+++ Data block +++
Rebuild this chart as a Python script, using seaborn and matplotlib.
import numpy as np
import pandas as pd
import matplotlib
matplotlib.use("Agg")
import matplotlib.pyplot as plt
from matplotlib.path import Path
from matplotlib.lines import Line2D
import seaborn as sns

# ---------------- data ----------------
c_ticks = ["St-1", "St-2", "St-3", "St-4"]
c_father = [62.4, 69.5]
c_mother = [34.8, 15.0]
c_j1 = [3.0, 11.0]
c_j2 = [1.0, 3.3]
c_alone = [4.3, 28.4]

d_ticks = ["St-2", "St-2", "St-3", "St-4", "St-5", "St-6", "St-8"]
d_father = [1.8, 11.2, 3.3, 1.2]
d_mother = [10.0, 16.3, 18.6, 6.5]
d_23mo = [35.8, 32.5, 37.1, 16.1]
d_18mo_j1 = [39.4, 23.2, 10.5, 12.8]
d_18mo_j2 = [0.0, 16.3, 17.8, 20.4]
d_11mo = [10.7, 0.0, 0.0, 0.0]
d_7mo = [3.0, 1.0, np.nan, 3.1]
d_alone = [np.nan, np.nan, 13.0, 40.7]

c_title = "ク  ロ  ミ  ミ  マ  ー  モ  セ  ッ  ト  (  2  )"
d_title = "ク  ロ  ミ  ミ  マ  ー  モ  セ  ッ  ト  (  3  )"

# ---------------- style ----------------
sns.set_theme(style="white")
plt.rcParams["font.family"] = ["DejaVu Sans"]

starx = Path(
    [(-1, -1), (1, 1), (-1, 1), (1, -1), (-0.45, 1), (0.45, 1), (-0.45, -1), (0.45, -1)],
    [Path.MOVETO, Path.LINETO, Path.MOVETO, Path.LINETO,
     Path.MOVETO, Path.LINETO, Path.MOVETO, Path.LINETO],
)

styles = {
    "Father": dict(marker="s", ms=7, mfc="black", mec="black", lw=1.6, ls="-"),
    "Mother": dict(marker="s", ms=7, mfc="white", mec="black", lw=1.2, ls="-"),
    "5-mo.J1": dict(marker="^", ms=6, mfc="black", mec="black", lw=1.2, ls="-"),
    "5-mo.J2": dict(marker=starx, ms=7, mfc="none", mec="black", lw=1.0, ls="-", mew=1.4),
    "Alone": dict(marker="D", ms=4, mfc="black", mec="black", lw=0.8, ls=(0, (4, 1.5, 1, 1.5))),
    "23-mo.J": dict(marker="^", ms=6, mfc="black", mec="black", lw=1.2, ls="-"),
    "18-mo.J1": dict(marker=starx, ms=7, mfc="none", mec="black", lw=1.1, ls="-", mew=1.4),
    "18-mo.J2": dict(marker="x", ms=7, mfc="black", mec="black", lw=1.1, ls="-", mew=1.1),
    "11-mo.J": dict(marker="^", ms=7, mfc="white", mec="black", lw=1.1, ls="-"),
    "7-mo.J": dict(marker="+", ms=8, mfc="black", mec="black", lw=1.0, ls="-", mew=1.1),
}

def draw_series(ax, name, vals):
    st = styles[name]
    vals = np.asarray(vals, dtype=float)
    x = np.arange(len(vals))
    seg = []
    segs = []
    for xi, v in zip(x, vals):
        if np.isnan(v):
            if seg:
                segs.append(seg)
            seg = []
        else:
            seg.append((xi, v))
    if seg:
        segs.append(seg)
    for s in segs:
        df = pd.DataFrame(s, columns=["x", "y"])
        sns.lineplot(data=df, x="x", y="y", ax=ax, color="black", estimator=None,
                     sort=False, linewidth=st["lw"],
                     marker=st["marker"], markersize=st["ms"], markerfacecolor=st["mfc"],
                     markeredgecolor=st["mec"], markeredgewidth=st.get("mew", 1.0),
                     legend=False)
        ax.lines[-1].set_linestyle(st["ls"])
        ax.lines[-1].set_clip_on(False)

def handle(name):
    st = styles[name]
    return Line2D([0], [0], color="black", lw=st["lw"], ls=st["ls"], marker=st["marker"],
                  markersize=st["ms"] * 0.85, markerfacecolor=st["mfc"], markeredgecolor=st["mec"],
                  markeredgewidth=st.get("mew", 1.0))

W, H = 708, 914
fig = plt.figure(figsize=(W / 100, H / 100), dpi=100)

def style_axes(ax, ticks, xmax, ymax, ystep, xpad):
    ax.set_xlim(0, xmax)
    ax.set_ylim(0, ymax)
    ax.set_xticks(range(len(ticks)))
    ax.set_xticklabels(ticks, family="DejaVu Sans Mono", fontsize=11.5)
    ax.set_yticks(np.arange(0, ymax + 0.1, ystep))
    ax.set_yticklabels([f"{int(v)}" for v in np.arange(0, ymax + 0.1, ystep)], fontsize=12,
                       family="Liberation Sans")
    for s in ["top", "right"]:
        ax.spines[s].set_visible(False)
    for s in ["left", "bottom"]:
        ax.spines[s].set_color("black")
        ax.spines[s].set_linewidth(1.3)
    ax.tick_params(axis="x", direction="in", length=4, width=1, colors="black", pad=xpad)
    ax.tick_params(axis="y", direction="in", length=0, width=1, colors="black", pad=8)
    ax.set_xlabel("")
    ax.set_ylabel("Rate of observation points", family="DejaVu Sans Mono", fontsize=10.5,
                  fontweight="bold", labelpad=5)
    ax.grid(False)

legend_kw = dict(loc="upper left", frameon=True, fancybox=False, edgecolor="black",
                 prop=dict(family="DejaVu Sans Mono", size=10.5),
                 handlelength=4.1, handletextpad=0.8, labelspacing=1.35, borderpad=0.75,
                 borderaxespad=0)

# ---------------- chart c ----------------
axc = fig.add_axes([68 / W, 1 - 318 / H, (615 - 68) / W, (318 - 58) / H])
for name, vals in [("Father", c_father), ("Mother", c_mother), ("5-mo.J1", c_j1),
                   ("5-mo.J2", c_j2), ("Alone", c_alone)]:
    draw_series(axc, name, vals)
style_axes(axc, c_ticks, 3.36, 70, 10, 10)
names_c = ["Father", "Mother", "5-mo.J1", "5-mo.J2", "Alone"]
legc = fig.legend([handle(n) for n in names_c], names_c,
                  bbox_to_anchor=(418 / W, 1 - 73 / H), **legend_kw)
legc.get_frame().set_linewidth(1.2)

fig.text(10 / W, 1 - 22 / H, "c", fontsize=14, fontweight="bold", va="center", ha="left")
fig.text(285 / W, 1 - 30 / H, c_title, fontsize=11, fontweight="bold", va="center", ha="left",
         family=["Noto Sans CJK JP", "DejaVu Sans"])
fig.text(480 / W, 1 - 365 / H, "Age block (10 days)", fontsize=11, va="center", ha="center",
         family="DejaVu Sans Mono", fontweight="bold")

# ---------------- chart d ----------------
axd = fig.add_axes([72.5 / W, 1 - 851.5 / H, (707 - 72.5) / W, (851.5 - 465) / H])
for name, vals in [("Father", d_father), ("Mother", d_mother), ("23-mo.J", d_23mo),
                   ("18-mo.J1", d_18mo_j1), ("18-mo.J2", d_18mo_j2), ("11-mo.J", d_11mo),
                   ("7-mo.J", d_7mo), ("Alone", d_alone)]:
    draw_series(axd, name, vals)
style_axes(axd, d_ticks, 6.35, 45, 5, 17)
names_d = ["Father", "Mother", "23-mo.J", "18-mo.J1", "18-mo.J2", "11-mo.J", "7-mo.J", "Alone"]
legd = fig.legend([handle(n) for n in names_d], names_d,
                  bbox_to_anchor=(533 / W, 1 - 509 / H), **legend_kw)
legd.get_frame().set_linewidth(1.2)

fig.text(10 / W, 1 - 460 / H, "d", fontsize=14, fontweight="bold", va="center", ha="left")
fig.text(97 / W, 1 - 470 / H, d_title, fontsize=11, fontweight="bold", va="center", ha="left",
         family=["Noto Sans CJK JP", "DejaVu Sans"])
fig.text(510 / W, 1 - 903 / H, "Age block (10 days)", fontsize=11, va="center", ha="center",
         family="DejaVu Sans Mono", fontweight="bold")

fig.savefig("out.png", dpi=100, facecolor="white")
+++
■ **Exercise**:
From the first line of the data through the line with "d_alone = [np.nan, np.nan, 13.0, 40.7]", quote each line exactly and add nothing else.

■ **Problem solution**:
Rebuild this chart as a Python script, using seaborn and matplotlib.
import numpy as np
import pandas as pd
import matplotlib
matplotlib.use("Agg")
import matplotlib.pyplot as plt
from matplotlib.path import Path
from matplotlib.lines import Line2D
import seaborn as sns

# ---------------- data ----------------
c_ticks = ["St-1", "St-2", "St-3", "St-4"]
c_father = [62.4, 69.5]
c_mother = [34.8, 15.0]
c_j1 = [3.0, 11.0]
c_j2 = [1.0, 3.3]
c_alone = [4.3, 28.4]

d_ticks = ["St-2", "St-2", "St-3", "St-4", "St-5", "St-6", "St-8"]
d_father = [1.8, 11.2, 3.3, 1.2]
d_mother = [10.0, 16.3, 18.6, 6.5]
d_23mo = [35.8, 32.5, 37.1, 16.1]
d_18mo_j1 = [39.4, 23.2, 10.5, 12.8]
d_18mo_j2 = [0.0, 16.3, 17.8, 20.4]
d_11mo = [10.7, 0.0, 0.0, 0.0]
d_7mo = [3.0, 1.0, np.nan, 3.1]
d_alone = [np.nan, np.nan, 13.0, 40.7]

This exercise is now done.